I’m like a kid with a new toy, because… well, because I’m emotionally stunted and have a new toy. As mentioned Friday, through the generosity of Hunter Baker, prize-winning author of The End of Secularism, I’m the proud owner of an Amazon Kindle (the picture above shows what I’ve actually got, the new one. The picture I posted in haste on Friday was so last year).
The new Kindle can hardly fail to delight any reader (perhaps not any book lover, if he’s emotionally attached to the smell of paper and the feel of binding). It’s smaller and lighter than a paperback book. Shockingly small, to be honest, about the width of a pencil. Thousands of books are now available for this platform, usually at below hardback prices (and comparable to paperback if you figure in shipping and handling, which you get to bypass completely here). Downloads take no time at all (I downloaded a free version of Heimskringla, a book more than two inches thick, in about five seconds). The display is clean and clear (not backlit, but neither is a traditional book), and you can select your font size and other display options. If you want to read it sideways or upside down, you can rotate the image. Just to sweeten the deal, the Kindle also operates as a web browser (in black and white), and an MP3 player.
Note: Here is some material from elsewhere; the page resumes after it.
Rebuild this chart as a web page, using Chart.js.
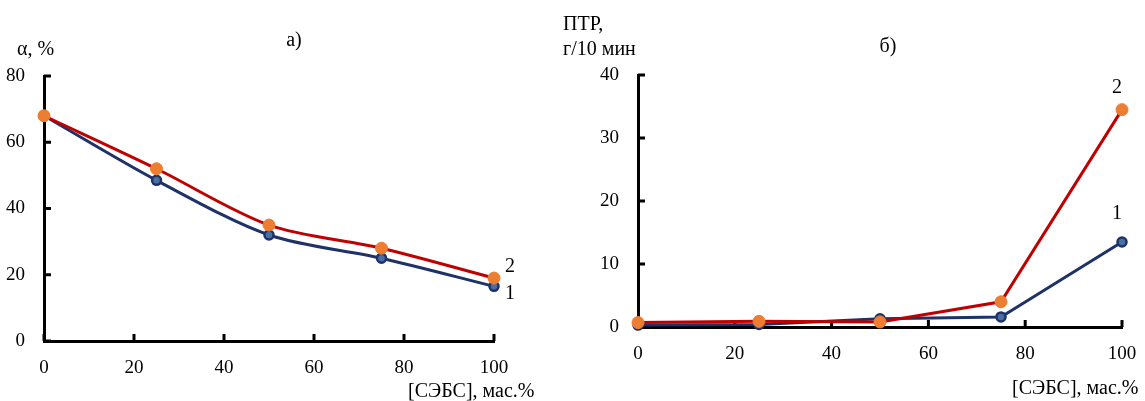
<!DOCTYPE html>
<html>
<head>
<meta charset="utf-8">
<script src="https://cdn.jsdelivr.net/npm/chart.js@4/dist/chart.umd.min.js"></script>
<style>
  body { margin: 0; background: #fff; }
  #page { position: relative; width: 1145px; height: 401px; overflow: hidden;
          font-family: "Liberation Serif", "Times New Roman", serif; font-size: 20px; color: #000; }
  .box { position: absolute; top: 0; height: 401px; }
  .lbl { position: absolute; white-space: nowrap; line-height: 1; }
  .c { transform: translate(-50%, -50%); }
  .l { transform: translate(0, -50%); }
</style>
</head>
<body>
<div id="page">
  <div class="box" style="left:0;width:572px"><canvas id="alpha"></canvas></div>
  <div class="box" style="left:572px;width:573px"><canvas id="ptr"></canvas></div>

  <div class="lbl c" style="left:294px;top:39px">а)</div>
  <div class="lbl c" style="left:888px;top:45px">б)</div>
  <div class="lbl l" style="left:17px;top:48px">α, %</div>
  <div class="lbl l" style="left:563px;top:23px">ПТР,</div>
  <div class="lbl l" style="left:563px;top:48px">г/10 мин</div>
  <div class="lbl l" style="left:408px;top:390px">[СЭБС], мас.%</div>
  <div class="lbl l" style="left:1012px;top:387px">[СЭБС], мас.%</div>
  <div class="lbl c" style="left:510px;top:265px">2</div>
  <div class="lbl c" style="left:510px;top:292px">1</div>
  <div class="lbl c" style="left:1117px;top:86px">2</div>
  <div class="lbl c" style="left:1117px;top:212px">1</div>
</div>
<script>
// СЭБС content, mass %
const sebsContent = [0, 25, 50, 75, 100];
// chart a) alpha, %
const alphaSeries1 = [68, 48.5, 32, 25, 16.5];
const alphaSeries2 = [68, 52, 35, 28, 19];
// chart б) ПТР, g/10 min
const ptrSeries1 = [0.3, 0.4, 1.3, 1.6, 13.5];
const ptrSeries2 = [0.7, 0.9, 0.8, 4, 34.5];

const redLine = '#C00000';
const navyLine = '#1F3267';
const orangeDot = '#ED7D31';
const blueDot = '#4A6FA2';

Chart.defaults.font.family = '"Liberation Serif", "Times New Roman", serif';
Chart.defaults.font.size = 19;
Chart.defaults.color = '#000';

// tick marks drawn inward, like the original
const innerTicks = {
  id: 'innerTicks',
  beforeDatasetsDraw(chart) {
    const {ctx, scales: {x, y}} = chart;
    ctx.save();
    ctx.strokeStyle = '#000';
    ctx.lineWidth = 3;
    ctx.beginPath();
    x.ticks.forEach((t, i) => {
      const px = x.getPixelForTick(i);
      ctx.moveTo(px, y.bottom);
      ctx.lineTo(px, y.bottom - 7);
    });
    y.ticks.forEach((t, i) => {
      const py = y.getPixelForTick(i);
      ctx.moveTo(x.left, py);
      ctx.lineTo(x.left + 7, py);
    });
    ctx.stroke();
    ctx.restore();
  }
};

function toPoints(values) {
  return sebsContent.map((v, i) => ({x: v, y: values[i]}));
}

function makeChart(canvasId, s1, s2, yMax, yStep, tension, yWidth, pad) {
  return new Chart(document.getElementById(canvasId), {
    type: 'line',
    data: {
      datasets: [{
        label: '1',
        data: toPoints(s1),
        borderColor: navyLine,
        borderWidth: 3,
        pointBackgroundColor: blueDot,
        pointBorderColor: navyLine,
        pointBorderWidth: 2.5,
        pointRadius: 4.5,
        tension: tension,
        clip: false,
        order: 1
      }, {
        label: '2',
        data: toPoints(s2),
        borderColor: redLine,
        borderWidth: 3,
        pointBackgroundColor: orangeDot,
        pointBorderColor: orangeDot,
        pointBorderWidth: 1,
        pointRadius: 6,
        tension: tension,
        clip: false,
        order: 0
      }]
    },
    options: {
      responsive: true,
      maintainAspectRatio: false,
      animation: false,
      layout: { padding: pad },
      plugins: { legend: { display: false }, tooltip: { enabled: false } },
      scales: {
        x: {
          type: 'linear',
          min: 0, max: 100,
          ticks: { stepSize: 20, padding: 8 },
          grid: { display: false },
          border: { color: '#000', width: 3 },
          afterFit: (s) => { s.height = 40; }
        },
        y: {
          min: 0, max: yMax,
          ticks: { stepSize: yStep, padding: 11 },
          grid: { display: false },
          border: { color: '#000', width: 3 },
          afterFit: (s) => { s.width = yWidth; }
        }
      }
    },
    plugins: [innerTicks]
  });
}

makeChart('alpha', alphaSeries1, alphaSeries2, 80, 20, 0.3, 44,
  {left: 0, right: 78, top: 76, bottom: 20});
makeChart('ptr', ptrSeries1, ptrSeries2, 40, 10, 0, 66,
  {left: 0, right: 23, top: 75, bottom: 34});
</script>
</body>
</html>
My only criticisms are minor. The controls are small and a little fussy, especially for web surfing. My great fear remains that I’ll drop mine, but I’ve ordered a padded cover which ought to cushion any shock.
Owning a Kindle opens up to me, not only the growing inventory of books available for sale in electronic form, but the riches of free public domain download collections, like Project Gutenberg. I’ve only actually paid for one book so far (Meadowlands by Thomas Holt. I’ll let you know how I like it), but I’ve downloaded several free tomes, and have my eye on more when I have a few minutes to play with it.
The main downside is that I think I hear the death knell of my campus book store.